En 1939, lors de la mobilisation, il a été renvoyé à la maison après 3 jours. «Nous étions plus de 3000 soldats à Sarnen et il n’y avait à manger que pour 300.» En 1941, il est engagé dans une fabrique de machines puis en juillet 1942, il a intégré les CFF en tant qu’aide mécanicien de locs et chauffeur de locs à Zurich.
Le trafic voyageurs n’a pas donné beaucoup à faire durant la guerre. Beaucoup de chauffeurs ont dû attendre durant des années de pouvoir passer mécaniciens de locs, poste au statut beaucoup plus sûr. Entretemps ils étaient transférés dans les ateliers ou dans d’autres dépôts. Le salaire était très bas: «En 1947 je gagnais 8fr.11 par jour et ensuite, en tant que mécanicien, pas beaucoup plus. Il fallait encore déduire les cotisations de la caisse maladie, de la caisse de pensions et de l’assurance-chômage.» Les nombreux services du matin et du soir, le travail avec le charbon, la poussière et le froid en hiver étaient durs à supporter. Quelques chauffeurs de locs se sont engagés dans la police. Le représentant du SEV à Zurich ne montrait pas beaucoup d’intérêt pour les problèmes des chauffeurs. Ainsi August et deux de ses collègues furent recrutés par le syndicat chrétien GCV. A Romanshorn il est ensuite passé au SEV dès le 1er avril 1945, «parce que là-bas, personne ne voulait rien savoir du GCV.» Il a aussi travaillé à Rorschach, à Winterthour puis à St-Gall, où il a pu faire la formation de mécanicien dès août 1947.

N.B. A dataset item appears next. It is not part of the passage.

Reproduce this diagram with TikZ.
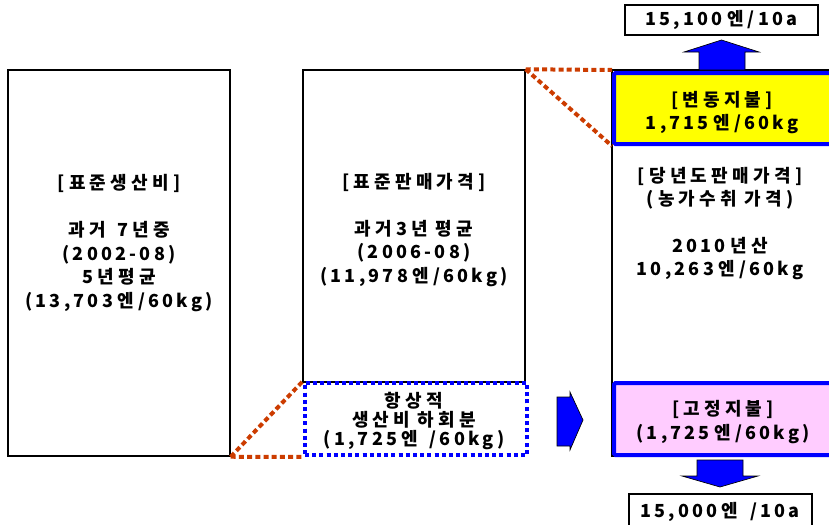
\documentclass[tikz,border=0pt]{standalone}
\usepackage{fontspec}
\setmainfont{Noto Sans CJK KR}[LetterSpace=18]
\newdimen\hgsp \hgsp=3.2pt
\newXeTeXintercharclass\hangulcls
\makeatletter
\count@="AC00
\loop \XeTeXcharclass\count@=\hangulcls \advance\count@ 1 \ifnum\count@<"D7A4 \repeat
\makeatother
\XeTeXinterchartoks\hangulcls\hangulcls={\kern\hgsp}
\XeTeXinterchartokenstate=1
\newcommand\hgfont{\fontsize{13.5pt}{17.6pt}\selectfont}
\newcommand\hg[1]{{\hgfont\kern\hgsp#1\kern\hgsp}}
\newcommand\hgb[1]{{\hgfont#1\kern\hgsp}}
\newcommand\hge[1]{{\hgfont\kern\hgsp#1}}
\newcommand\hgo[1]{{\hgfont#1}}
\definecolor{orng}{RGB}{204,60,0}
\definecolor{pblue}{RGB}{0,0,255}
\definecolor{pyellow}{RGB}{255,255,0}
\definecolor{ppink}{RGB}{255,204,255}
\begin{document}
\begin{tikzpicture}[x=0.75pt,y=-0.75pt,
  plainbox/.style={draw=black, line width=1.1pt, fill=white, inner sep=0pt},
  paybox/.style={draw=pblue, line width=3pt, inner sep=0pt, rounded corners=1pt},
  dotbox/.style={draw=pblue, line width=3pt, dash pattern=on 3pt off 2.4pt, inner sep=0pt},
  orline/.style={draw=orng, line width=3pt, dash pattern=on 3.75pt off 2.4pt},
  bigarrow/.style={draw=black, line width=0.5pt, fill=pblue},
  txt/.style={align=center, inner sep=0pt, font=\fontsize{13.5pt}{17.6pt}\selectfont\bfseries}]
\useasboundingbox (0,0) rectangle (829,525);
\clip (0,0) rectangle (829,525);
% boxes
\node[plainbox, minimum width=166.5pt, minimum height=289.5pt] (cost) at (119,263) {};
\node[plainbox, minimum width=166.5pt, minimum height=234pt] (sale) at (414,226) {};
\node[plainbox, minimum width=178.5pt, minimum height=289.5pt] (cur) at (731,263) {};
\node[dotbox, minimum width=166.5pt, minimum height=54pt] (gap) at (416,419) {};
\node[paybox, fill=pyellow, minimum width=177pt, minimum height=53.25pt] (var) at (732,108.5) {};
\node[paybox, fill=ppink, minimum width=177pt, minimum height=54pt] (fix) at (732,419) {};
% orange dotted connectors
\draw[orline] (cost.south east) -- (gap.north west);
\draw[orline] (cost.south east) -- (gap.south west);
\draw[orline] (sale.north east) -- ([yshift=0.75pt]var.north west);
\draw[orline] (sale.north east) -- (var.south west);
\node[dotbox, minimum width=166.5pt, minimum height=54pt] at (gap) {};
% top and bottom value boxes
\node[plainbox, minimum width=144.75pt, minimum height=22.5pt] (up) at (721.5,20) {};
\node[plainbox, minimum width=137.25pt, minimum height=30.75pt] (down) at (720.5,514.5) {};
% arrows
\draw[bigarrow] (699,70) -- (699,52) -- (684,52) -- (721.5,40) -- (759,52) -- (745,52) -- (745,70) -- cycle;
\draw[bigarrow] (697,460) -- (743,460) -- (743,476) -- (758,476) -- (720,487) -- (682,476) -- (697,476) -- cycle;
\draw[bigarrow] (557,397) -- (570,397) -- (570,392) -- (583,420) -- (570,450) -- (570,446) -- (557,446) -- cycle;
% texts
\node[txt] (tcost) at (119,243) {[\hg{표준생산비}]\\[17.6pt]\hgb{과거} 7\hge{년중}\\(2002-08)\\5\hge{년평균}\\(13,703\hg{엔}/60kg)};
\node[txt] (tsale) at (414,230) {[\hg{표준판매가격}]\\[17.6pt]\hgb{과거}3\hge{년 평균}\\(2006-08)\\(11,978\hg{엔}/60kg)};
\node[txt, font=\fontsize{13.5pt}{17.3pt}\selectfont\bfseries] (tcur) at (720,223.5) {[\hg{당년도판매가격}]\\(\hg{농가수취 가격})\\[17.3pt]2010\hge{년산}\\10,263\hg{엔}/60kg};
\node[txt] (tvar) at (722,112.5) {[\hg{변동지불}]\\1,715\hg{엔}/60kg};
\node[txt] (tfix) at (723,422) {[\hg{고정지불}]\\(1,725\hg{엔}/60kg)};
\node[txt, font=\fontsize{13.5pt}{14.25pt}\selectfont\bfseries] (tgap) at (414,421) {\hgo{항상적}\\\hgo{생산비 하회분}\\(1,725\hg{엔} /60kg)};
\node[txt] (tup) at (up) {15,100\hg{엔}/10a};
\node[txt] (tdown) at (720,512) {15,000\hg{엔} /10a};
\end{tikzpicture}
\end{document}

En 1948 il a épousé Josi, 29 ans, une fille de paysan de montagne qui travaillait en tant que serveuse au buffet de la gare de St-Gall. «Après mon départ à la retraite en 1984, je suis devenu paysan à plein temps.» Cela allait de pair avec son deuxième hobby: la randonnée.
Jusqu’à l’année dernière, August prenait le train deux fois par semaine à travers tout le pays, et parfois il se trompait de train... «Mais j’ai toujours réussi à rentrer à la maison!» Aujourd’hui il n’arrive plus à lire même avec une loupe et doit donc se faire accompagner. De plus il s’est fait une fracture en mars dernier en tombant. Mais il n’est pas du genre à baisser les bras.